Task to complete:
Restate word for word the lines of the records below, starting at the line that contains "Recreate this image" and ending at the line that contains "return fig.add_axes([x0 /", with both of those lines included and nothing else.

-------- Given data

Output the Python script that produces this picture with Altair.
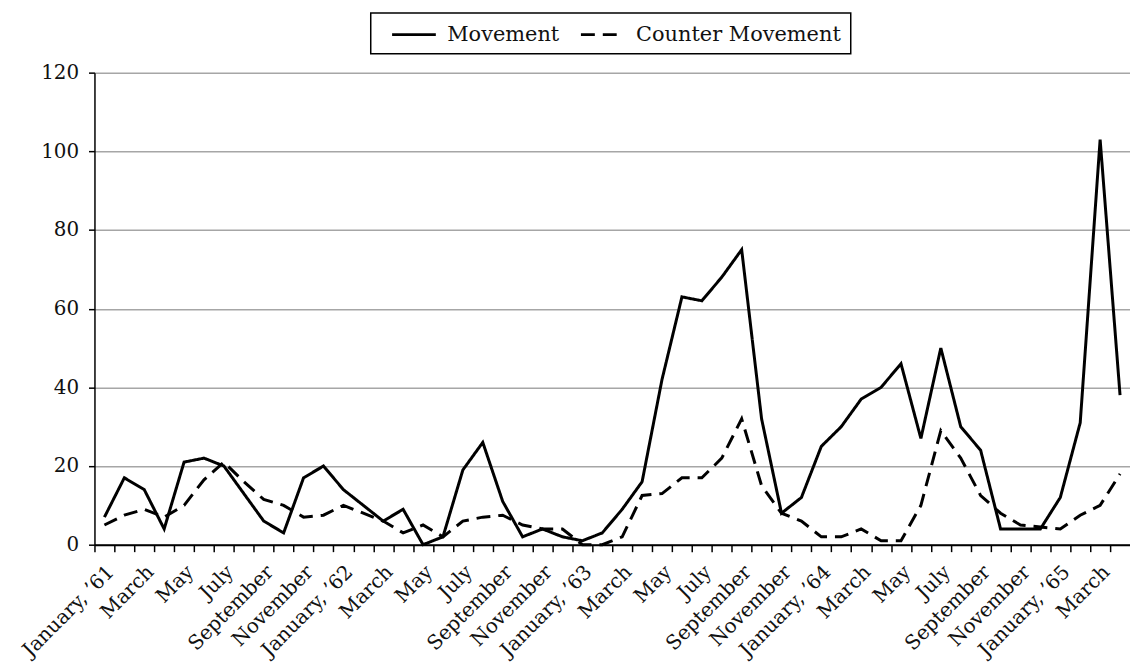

----------------
-------- Given data

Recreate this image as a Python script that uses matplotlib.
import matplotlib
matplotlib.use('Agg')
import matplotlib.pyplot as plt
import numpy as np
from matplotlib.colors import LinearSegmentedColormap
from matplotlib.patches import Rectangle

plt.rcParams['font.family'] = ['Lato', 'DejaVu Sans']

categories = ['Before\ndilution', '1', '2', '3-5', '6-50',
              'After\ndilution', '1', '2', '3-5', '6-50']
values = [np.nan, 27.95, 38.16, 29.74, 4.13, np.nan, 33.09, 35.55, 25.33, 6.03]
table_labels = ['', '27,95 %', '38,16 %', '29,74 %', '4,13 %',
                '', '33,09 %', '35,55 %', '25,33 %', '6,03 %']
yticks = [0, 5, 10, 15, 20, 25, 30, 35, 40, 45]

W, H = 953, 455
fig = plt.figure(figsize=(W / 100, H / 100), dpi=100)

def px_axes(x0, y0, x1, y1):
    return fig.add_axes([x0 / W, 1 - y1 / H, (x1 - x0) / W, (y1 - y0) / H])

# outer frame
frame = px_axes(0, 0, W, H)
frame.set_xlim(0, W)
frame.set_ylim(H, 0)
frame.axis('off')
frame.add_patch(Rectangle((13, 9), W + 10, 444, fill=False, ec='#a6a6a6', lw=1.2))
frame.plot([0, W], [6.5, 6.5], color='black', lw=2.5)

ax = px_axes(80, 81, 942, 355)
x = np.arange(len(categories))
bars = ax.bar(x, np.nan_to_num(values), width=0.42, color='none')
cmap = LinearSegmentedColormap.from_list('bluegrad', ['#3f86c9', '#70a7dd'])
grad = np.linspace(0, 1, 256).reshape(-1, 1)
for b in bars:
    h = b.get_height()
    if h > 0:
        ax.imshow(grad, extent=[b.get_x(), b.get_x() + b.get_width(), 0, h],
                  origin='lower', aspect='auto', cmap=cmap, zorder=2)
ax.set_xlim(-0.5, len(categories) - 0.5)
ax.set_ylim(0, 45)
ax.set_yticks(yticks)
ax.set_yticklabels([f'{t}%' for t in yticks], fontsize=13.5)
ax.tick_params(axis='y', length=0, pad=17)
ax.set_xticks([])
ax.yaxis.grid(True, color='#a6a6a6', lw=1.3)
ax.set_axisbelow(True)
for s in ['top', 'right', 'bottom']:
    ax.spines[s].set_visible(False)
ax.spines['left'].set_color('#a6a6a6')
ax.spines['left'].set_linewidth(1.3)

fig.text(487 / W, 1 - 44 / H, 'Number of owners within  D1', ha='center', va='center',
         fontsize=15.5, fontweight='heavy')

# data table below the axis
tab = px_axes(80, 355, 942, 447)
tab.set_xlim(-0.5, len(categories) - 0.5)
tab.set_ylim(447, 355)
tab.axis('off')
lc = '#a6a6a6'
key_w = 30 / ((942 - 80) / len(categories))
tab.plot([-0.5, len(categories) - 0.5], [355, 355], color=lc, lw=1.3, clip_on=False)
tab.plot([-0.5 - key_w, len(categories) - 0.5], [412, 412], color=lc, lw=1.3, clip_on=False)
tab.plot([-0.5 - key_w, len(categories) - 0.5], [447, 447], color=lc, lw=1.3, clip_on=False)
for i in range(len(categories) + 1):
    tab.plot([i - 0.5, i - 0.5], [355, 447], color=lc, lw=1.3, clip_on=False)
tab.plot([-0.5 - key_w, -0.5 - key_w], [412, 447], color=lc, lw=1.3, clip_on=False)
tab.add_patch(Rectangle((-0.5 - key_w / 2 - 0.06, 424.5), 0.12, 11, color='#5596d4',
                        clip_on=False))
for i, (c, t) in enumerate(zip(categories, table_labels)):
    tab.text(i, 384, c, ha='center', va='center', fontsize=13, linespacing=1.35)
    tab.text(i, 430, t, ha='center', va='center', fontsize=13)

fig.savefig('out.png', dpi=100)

----------------
-------- Given data

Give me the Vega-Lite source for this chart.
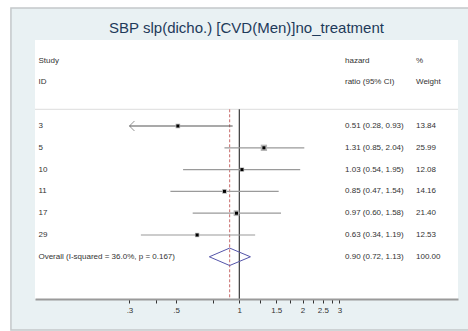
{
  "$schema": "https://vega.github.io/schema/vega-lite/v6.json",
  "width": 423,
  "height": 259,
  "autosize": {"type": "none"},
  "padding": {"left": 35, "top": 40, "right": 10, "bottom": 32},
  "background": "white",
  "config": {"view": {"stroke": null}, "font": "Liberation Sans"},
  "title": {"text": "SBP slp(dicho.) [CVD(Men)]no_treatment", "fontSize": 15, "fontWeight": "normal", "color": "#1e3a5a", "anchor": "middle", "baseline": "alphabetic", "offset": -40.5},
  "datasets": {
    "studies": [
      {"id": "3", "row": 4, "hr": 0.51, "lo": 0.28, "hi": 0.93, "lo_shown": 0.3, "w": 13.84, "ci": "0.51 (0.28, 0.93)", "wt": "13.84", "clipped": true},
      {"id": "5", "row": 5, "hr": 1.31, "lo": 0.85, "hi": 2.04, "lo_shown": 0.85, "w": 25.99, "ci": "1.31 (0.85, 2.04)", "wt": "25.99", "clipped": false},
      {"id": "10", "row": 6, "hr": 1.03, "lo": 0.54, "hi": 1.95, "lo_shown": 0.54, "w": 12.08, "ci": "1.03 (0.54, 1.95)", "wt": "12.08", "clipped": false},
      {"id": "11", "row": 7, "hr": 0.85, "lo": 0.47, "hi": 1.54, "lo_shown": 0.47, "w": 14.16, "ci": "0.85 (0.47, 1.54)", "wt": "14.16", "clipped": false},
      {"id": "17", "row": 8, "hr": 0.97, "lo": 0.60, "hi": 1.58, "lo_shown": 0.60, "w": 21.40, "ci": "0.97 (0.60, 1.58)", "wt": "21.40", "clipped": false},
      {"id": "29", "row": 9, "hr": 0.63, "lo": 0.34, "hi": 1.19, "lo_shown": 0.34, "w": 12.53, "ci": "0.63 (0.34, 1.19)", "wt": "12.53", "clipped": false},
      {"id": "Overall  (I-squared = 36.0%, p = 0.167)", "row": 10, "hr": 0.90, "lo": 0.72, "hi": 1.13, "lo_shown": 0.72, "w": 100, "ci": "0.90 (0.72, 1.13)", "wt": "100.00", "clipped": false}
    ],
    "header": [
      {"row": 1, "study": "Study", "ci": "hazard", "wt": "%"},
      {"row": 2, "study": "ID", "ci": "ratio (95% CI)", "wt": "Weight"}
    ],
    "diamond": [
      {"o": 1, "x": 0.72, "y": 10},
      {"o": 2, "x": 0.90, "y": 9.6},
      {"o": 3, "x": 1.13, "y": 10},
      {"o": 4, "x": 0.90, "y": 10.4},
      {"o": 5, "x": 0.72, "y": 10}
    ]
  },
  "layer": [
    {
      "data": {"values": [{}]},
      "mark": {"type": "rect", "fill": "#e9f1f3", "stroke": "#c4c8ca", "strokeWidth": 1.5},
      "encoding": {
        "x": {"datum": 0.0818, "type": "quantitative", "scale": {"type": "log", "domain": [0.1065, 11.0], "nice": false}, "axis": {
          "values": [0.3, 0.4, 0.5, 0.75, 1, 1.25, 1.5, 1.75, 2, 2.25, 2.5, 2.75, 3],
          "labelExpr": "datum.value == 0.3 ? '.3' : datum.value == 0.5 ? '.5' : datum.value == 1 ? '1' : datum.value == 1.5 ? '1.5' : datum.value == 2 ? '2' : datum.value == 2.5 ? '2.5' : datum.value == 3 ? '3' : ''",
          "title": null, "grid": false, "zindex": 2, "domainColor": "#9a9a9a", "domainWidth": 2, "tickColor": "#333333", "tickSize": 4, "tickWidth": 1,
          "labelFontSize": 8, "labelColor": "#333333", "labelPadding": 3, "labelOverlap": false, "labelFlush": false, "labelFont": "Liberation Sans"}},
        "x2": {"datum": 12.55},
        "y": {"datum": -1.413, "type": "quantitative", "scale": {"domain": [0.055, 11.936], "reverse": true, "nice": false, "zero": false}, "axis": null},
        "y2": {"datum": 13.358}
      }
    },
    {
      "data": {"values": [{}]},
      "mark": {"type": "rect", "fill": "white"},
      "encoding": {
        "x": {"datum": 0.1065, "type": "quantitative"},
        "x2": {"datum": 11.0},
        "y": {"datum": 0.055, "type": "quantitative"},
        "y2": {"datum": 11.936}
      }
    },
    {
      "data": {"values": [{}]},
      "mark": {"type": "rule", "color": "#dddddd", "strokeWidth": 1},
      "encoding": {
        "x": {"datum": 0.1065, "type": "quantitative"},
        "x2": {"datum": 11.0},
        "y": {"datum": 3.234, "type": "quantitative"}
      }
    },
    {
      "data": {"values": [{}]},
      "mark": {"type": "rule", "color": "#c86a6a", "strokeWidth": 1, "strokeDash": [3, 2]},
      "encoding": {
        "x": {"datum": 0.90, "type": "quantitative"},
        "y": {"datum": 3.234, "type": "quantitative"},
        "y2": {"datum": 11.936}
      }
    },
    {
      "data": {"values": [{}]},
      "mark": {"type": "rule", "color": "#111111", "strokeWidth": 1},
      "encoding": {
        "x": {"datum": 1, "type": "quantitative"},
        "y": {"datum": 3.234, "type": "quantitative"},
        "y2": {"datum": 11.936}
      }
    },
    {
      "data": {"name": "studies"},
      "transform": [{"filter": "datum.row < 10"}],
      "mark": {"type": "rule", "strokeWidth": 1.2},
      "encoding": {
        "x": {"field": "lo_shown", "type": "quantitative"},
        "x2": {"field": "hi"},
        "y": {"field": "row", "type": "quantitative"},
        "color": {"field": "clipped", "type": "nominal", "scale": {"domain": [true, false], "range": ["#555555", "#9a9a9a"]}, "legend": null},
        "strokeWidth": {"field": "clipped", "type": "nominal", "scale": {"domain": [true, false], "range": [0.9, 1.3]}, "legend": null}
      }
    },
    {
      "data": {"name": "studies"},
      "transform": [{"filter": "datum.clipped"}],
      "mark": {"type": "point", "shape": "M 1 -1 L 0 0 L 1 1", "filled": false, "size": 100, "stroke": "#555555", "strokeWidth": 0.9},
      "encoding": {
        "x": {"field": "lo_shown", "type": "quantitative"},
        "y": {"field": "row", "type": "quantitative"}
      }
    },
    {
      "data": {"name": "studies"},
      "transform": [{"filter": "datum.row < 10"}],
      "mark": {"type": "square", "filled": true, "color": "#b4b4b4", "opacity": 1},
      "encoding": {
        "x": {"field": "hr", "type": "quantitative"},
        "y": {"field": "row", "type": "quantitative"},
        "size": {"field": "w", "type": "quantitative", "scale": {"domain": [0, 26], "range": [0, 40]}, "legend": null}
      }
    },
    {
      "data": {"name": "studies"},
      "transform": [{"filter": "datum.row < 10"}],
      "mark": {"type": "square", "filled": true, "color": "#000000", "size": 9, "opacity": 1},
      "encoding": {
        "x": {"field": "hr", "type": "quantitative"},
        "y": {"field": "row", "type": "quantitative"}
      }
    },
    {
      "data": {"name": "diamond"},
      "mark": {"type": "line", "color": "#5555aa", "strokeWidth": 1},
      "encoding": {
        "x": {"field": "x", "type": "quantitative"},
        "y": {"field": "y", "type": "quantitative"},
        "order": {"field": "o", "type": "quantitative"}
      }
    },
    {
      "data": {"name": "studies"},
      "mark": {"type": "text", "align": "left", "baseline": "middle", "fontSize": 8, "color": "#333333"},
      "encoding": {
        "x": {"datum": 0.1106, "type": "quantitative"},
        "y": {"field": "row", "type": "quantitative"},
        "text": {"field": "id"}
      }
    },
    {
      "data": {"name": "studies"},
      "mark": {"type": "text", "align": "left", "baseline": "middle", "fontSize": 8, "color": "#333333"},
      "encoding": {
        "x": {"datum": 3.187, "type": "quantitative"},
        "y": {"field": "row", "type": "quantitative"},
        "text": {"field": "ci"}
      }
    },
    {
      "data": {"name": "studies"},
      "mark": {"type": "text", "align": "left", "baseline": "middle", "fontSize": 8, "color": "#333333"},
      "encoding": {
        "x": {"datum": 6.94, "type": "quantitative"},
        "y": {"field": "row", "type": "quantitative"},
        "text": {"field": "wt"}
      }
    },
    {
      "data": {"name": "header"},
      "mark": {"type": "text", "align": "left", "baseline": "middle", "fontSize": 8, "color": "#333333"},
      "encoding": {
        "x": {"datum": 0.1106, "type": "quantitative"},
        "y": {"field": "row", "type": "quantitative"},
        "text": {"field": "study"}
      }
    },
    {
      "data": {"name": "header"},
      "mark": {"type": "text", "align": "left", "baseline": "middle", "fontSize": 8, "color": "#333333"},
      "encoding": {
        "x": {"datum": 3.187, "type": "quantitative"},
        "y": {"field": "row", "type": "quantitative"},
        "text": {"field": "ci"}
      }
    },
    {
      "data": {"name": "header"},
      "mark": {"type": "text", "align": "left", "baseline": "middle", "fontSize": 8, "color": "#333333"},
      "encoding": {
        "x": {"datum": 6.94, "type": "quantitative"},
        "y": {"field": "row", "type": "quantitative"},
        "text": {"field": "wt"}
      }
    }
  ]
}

----------------

Written solution:
Recreate this image as a Python script that uses matplotlib.
import matplotlib
matplotlib.use('Agg')
import matplotlib.pyplot as plt
import numpy as np
from matplotlib.colors import LinearSegmentedColormap
from matplotlib.patches import Rectangle

plt.rcParams['font.family'] = ['Lato', 'DejaVu Sans']

categories = ['Before\ndilution', '1', '2', '3-5', '6-50',
              'After\ndilution', '1', '2', '3-5', '6-50']
values = [np.nan, 27.95, 38.16, 29.74, 4.13, np.nan, 33.09, 35.55, 25.33, 6.03]
table_labels = ['', '27,95 %', '38,16 %', '29,74 %', '4,13 %',
                '', '33,09 %', '35,55 %', '25,33 %', '6,03 %']
yticks = [0, 5, 10, 15, 20, 25, 30, 35, 40, 45]

W, H = 953, 455
fig = plt.figure(figsize=(W / 100, H / 100), dpi=100)

def px_axes(x0, y0, x1, y1):
    return fig.add_axes([x0 / W, 1 - y1 / H, (x1 - x0) / W, (y1 - y0) / H])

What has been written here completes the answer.